Directions for this task →
Reproduce all the entries exactly and keep the pictures out.

Supplied material →
####################

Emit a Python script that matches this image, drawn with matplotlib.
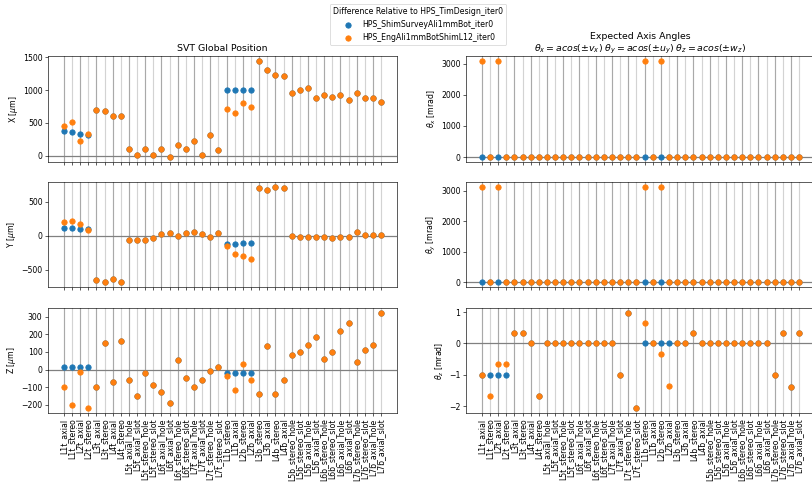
import matplotlib
matplotlib.use("Agg")
import matplotlib.pyplot as plt
import numpy as np

labels = ["L1t_axial", "L1t_stereo", "L2t_axial", "L2t_stereo", "L3t_axial", "L3t_stereo",
          "L4t_axial", "L4t_stereo", "L5t_axial_hole", "L5t_axial_slot", "L5t_stereo_hole",
          "L5t_stereo_slot", "L6t_axial_hole", "L6t_axial_slot", "L6t_stereo_hole",
          "L6t_stereo_slot", "L7t_axial_hole", "L7t_axial_slot", "L7t_stereo_hole",
          "L7t_stereo_slot", "L1b_stereo", "L1b_axial", "L2b_stereo", "L2b_axial",
          "L3b_stereo", "L3b_axial", "L4b_stereo", "L4b_axial", "L5b_stereo_hole",
          "L5b_stereo_slot", "L5b_axial_hole", "L5b_axial_slot", "L6b_stereo_hole",
          "L6b_stereo_slot", "L6b_axial_hole", "L6b_axial_slot", "L7b_stereo_hole",
          "L7b_stereo_slot", "L7b_axial_hole", "L7b_axial_slot"]

series_names = ["HPS_ShimSurveyAli1mmBot_iter0", "HPS_EngAli1mmBotShimL12_iter0"]
legend_title = "Difference Relative to HPS_TimDesign_iter0"

# Orange series (EngAli1mmBotShimL12)
eng_x = [458, 508, 219, 336, 697, 676, 610, 610, 97, 20, 97, 20, 97, -20, 158, 97, 229, 20, 310, 92,
         707, 646, 808, 747, 1444, 1307, 1225, 1210, 951, 1002, 1027, 880, 930, 890, 920, 849, 961, 885, 880, 814]
eng_y = [199, 223, 180, 83, -641, -680, -631, -670, -68, -68, -68, -34, 24, 34, -5, 34, 49, 24, -24, 39,
         -146, -262, -291, -345, 704, 670, 718, 699, 0, -19, -24, -15, -15, -39, -15, -19, 53, 10, 15, 5]
eng_z = [-96, -201, -13, -219, -99, 152, -69, 161, -60, -148, -21, -88, -129, -188, 52, -49, -98, -58, -9, 13,
         -39, -118, 30, -58, -139, 131, -139, -58, 81, 101, 141, 182, 62, 101, 221, 262, 41, 111, 142, 322]
eng_tx = [3086, 0, 3086, 0, 0, 0, 0, 0, 0, 0, 0, 0, 0, 0, 0, 0, 0, 0, 0, 0,
          3086, 0, 3086, 0, 0, 0, 0, 0, 0, 0, 0, 0, 0, 0, 0, 0, 0, 0, 0, 0]
eng_ty = [3125, 0, 3125, 0, 0, 0, 0, 0, 0, 0, 0, 0, 0, 0, 0, 0, 0, 0, 0, 0,
          3125, 0, 3125, 0, 0, 0, 0, 0, 0, 0, 0, 0, 0, 0, 0, 0, 0, 0, 0, 0]
eng_tz = [-1.0, -1.68, -0.66, -0.66, 0.33, 0.33, 0, -1.68, 0, 0, 0, 0, 0, 0, 0, 0, 0, -1.02, 0.98, -2.07,
          0.66, 0, -0.34, -1.37, 0, 0, 0.33, 0, 0, 0, 0, 0, 0, 0, 0, 0, -1.02, 0.33, -1.40, 0.33]

# Blue series (ShimSurveyAli1mmBot)
shim_x = [376, 366, 325, 315] + eng_x[4:20] + [1000, 1000, 1000, 1000] + eng_x[24:]
shim_y = [112, 112, 97, 97] + eng_y[4:20] + [-125, -121, -112, -112] + eng_y[24:]
shim_z = [17, 17, 17, 17] + eng_z[4:20] + [-19, -19, -19, -19] + eng_z[24:]
shim_tx = [0] * 40
shim_ty = [0] * 40
shim_tz = [-1.0, -1.0, -1.0, -1.0] + eng_tz[4:20] + [0, 0, 0, 0] + eng_tz[24:]

left_data = [(shim_x, eng_x, r"X [$\mu$m]"), (shim_y, eng_y, r"Y [$\mu$m]"), (shim_z, eng_z, r"Z [$\mu$m]")]
right_data = [(shim_tx, eng_tx, r"$\theta_x$ [mrad]"), (shim_ty, eng_ty, r"$\theta_y$ [mrad]"),
              (shim_tz, eng_tz, r"$\theta_z$ [mrad]")]

DPI = 56
fig = plt.figure(figsize=(812 / DPI, 486 / DPI), dpi=DPI)

W, H = 812.0, 486.0
rows = [(56, 162), (182, 287), (308, 413)]
cols = [48, 466]
aw = 349

xs = np.arange(len(labels))
axes = {}
for ci, (cx, data) in enumerate(zip(cols, [left_data, right_data])):
    for ri, ((top, bot), (s_blue, s_orange, ylab)) in enumerate(zip(rows, data)):
        ax = fig.add_axes([cx / W, 1 - bot / H, aw / W, (bot - top) / H])
        for i in xs:
            ax.axvline(i, color="darkgray" if i % 2 == 0 else "lightgray", lw=1.5, zorder=0)
        ax.axhline(0, color="gray", lw=1.6, zorder=1)
        h1 = ax.scatter(xs, s_blue, color="C0", s=48, zorder=3, label=series_names[0])
        h2 = ax.scatter(xs, s_orange, color="C1", s=48, zorder=4, label=series_names[1])
        ax.set_ylabel(ylab)
        ax.set_xticks(xs)
        if ri == 2:
            ax.set_xticklabels(labels, rotation=90)
        else:
            ax.set_xticklabels([])
        axes[(ri, ci)] = ax

axes[(0, 0)].set_title("SVT Global Position")
axes[(0, 1)].set_title("Expected Axis Angles\n"
                       r"$\theta_x = acos(\pm v_x)$ $\theta_y = acos(\pm u_y)$ $\theta_z = acos(\pm w_z)$")
axes[(0, 0)].set_yticks([0, 500, 1000, 1500])
axes[(2, 0)].set_yticks([-200, -100, 0, 100, 200, 300])

fig.legend([h1, h2], series_names, title=legend_title, loc="upper center",
           bbox_to_anchor=(418 / W, 1.0))

fig.savefig("out.png", dpi=DPI)
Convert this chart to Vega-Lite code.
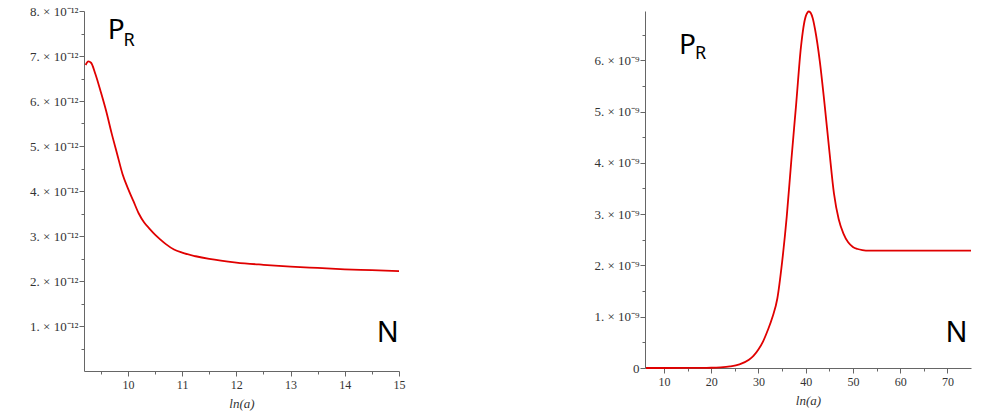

####################

Task response →
Emit a Python script that matches this image, drawn with matplotlib.
import matplotlib
matplotlib.use("Agg")
import matplotlib.pyplot as plt
import numpy as np

labels = ["L1t_axial", "L1t_stereo", "L2t_axial", "L2t_stereo", "L3t_axial", "L3t_stereo",
          "L4t_axial", "L4t_stereo", "L5t_axial_hole", "L5t_axial_slot", "L5t_stereo_hole",
          "L5t_stereo_slot", "L6t_axial_hole", "L6t_axial_slot", "L6t_stereo_hole",
          "L6t_stereo_slot", "L7t_axial_hole", "L7t_axial_slot", "L7t_stereo_hole",
          "L7t_stereo_slot", "L1b_stereo", "L1b_axial", "L2b_stereo", "L2b_axial",
          "L3b_stereo", "L3b_axial", "L4b_stereo", "L4b_axial", "L5b_stereo_hole",
          "L5b_stereo_slot", "L5b_axial_hole", "L5b_axial_slot", "L6b_stereo_hole",
          "L6b_stereo_slot", "L6b_axial_hole", "L6b_axial_slot", "L7b_stereo_hole",
          "L7b_stereo_slot", "L7b_axial_hole", "L7b_axial_slot"]

series_names = ["HPS_ShimSurveyAli1mmBot_iter0", "HPS_EngAli1mmBotShimL12_iter0"]
legend_title = "Difference Relative to HPS_TimDesign_iter0"

# Orange series (EngAli1mmBotShimL12)
eng_x = [458, 508, 219, 336, 697, 676, 610, 610, 97, 20, 97, 20, 97, -20, 158, 97, 229, 20, 310, 92,
         707, 646, 808, 747, 1444, 1307, 1225, 1210, 951, 1002, 1027, 880, 930, 890, 920, 849, 961, 885, 880, 814]
eng_y = [199, 223, 180, 83, -641, -680, -631, -670, -68, -68, -68, -34, 24, 34, -5, 34, 49, 24, -24, 39,
         -146, -262, -291, -345, 704, 670, 718, 699, 0, -19, -24, -15, -15, -39, -15, -19, 53, 10, 15, 5]
eng_z = [-96, -201, -13, -219, -99, 152, -69, 161, -60, -148, -21, -88, -129, -188, 52, -49, -98, -58, -9, 13,
         -39, -118, 30, -58, -139, 131, -139, -58, 81, 101, 141, 182, 62, 101, 221, 262, 41, 111, 142, 322]
eng_tx = [3086, 0, 3086, 0, 0, 0, 0, 0, 0, 0, 0, 0, 0, 0, 0, 0, 0, 0, 0, 0,
          3086, 0, 3086, 0, 0, 0, 0, 0, 0, 0, 0, 0, 0, 0, 0, 0, 0, 0, 0, 0]
eng_ty = [3125, 0, 3125, 0, 0, 0, 0, 0, 0, 0, 0, 0, 0, 0, 0, 0, 0, 0, 0, 0,
          3125, 0, 3125, 0, 0, 0, 0, 0, 0, 0, 0, 0, 0, 0, 0, 0, 0, 0, 0, 0]
eng_tz = [-1.0, -1.68, -0.66, -0.66, 0.33, 0.33, 0, -1.68, 0, 0, 0, 0, 0, 0, 0, 0, 0, -1.02, 0.98, -2.07,
          0.66, 0, -0.34, -1.37, 0, 0, 0.33, 0, 0, 0, 0, 0, 0, 0, 0, 0, -1.02, 0.33, -1.40, 0.33]

# Blue series (ShimSurveyAli1mmBot)
shim_x = [376, 366, 325, 315] + eng_x[4:20] + [1000, 1000, 1000, 1000] + eng_x[24:]
shim_y = [112, 112, 97, 97] + eng_y[4:20] + [-125, -121, -112, -112] + eng_y[24:]
shim_z = [17, 17, 17, 17] + eng_z[4:20] + [-19, -19, -19, -19] + eng_z[24:]
shim_tx = [0] * 40
shim_ty = [0] * 40
shim_tz = [-1.0, -1.0, -1.0, -1.0] + eng_tz[4:20] + [0, 0, 0, 0] + eng_tz[24:]

left_data = [(shim_x, eng_x, r"X [$\mu$m]"), (shim_y, eng_y, r"Y [$\mu$m]"), (shim_z, eng_z, r"Z [$\mu$m]")]
right_data = [(shim_tx, eng_tx, r"$\theta_x$ [mrad]"), (shim_ty, eng_ty, r"$\theta_y$ [mrad]"),
              (shim_tz, eng_tz, r"$\theta_z$ [mrad]")]

DPI = 56
fig = plt.figure(figsize=(812 / DPI, 486 / DPI), dpi=DPI)

W, H = 812.0, 486.0
rows = [(56, 162), (182, 287), (308, 413)]
cols = [48, 466]
aw = 349

xs = np.arange(len(labels))
axes = {}
for ci, (cx, data) in enumerate(zip(cols, [left_data, right_data])):
    for ri, ((top, bot), (s_blue, s_orange, ylab)) in enumerate(zip(rows, data)):
        ax = fig.add_axes([cx / W, 1 - bot / H, aw / W, (bot - top) / H])
        for i in xs:
            ax.axvline(i, color="darkgray" if i % 2 == 0 else "lightgray", lw=1.5, zorder=0)
        ax.axhline(0, color="gray", lw=1.6, zorder=1)
        h1 = ax.scatter(xs, s_blue, color="C0", s=48, zorder=3, label=series_names[0])
        h2 = ax.scatter(xs, s_orange, color="C1", s=48, zorder=4, label=series_names[1])
        ax.set_ylabel(ylab)
        ax.set_xticks(xs)
        if ri == 2:
            ax.set_xticklabels(labels, rotation=90)
        else:
            ax.set_xticklabels([])
        axes[(ri, ci)] = ax

axes[(0, 0)].set_title("SVT Global Position")
axes[(0, 1)].set_title("Expected Axis Angles\n"
                       r"$\theta_x = acos(\pm v_x)$ $\theta_y = acos(\pm u_y)$ $\theta_z = acos(\pm w_z)$")
axes[(0, 0)].set_yticks([0, 500, 1000, 1500])
axes[(2, 0)].set_yticks([-200, -100, 0, 100, 200, 300])

fig.legend([h1, h2], series_names, title=legend_title, loc="upper center",
           bbox_to_anchor=(418 / W, 1.0))

fig.savefig("out.png", dpi=DPI)
Convert this chart to Vega-Lite code.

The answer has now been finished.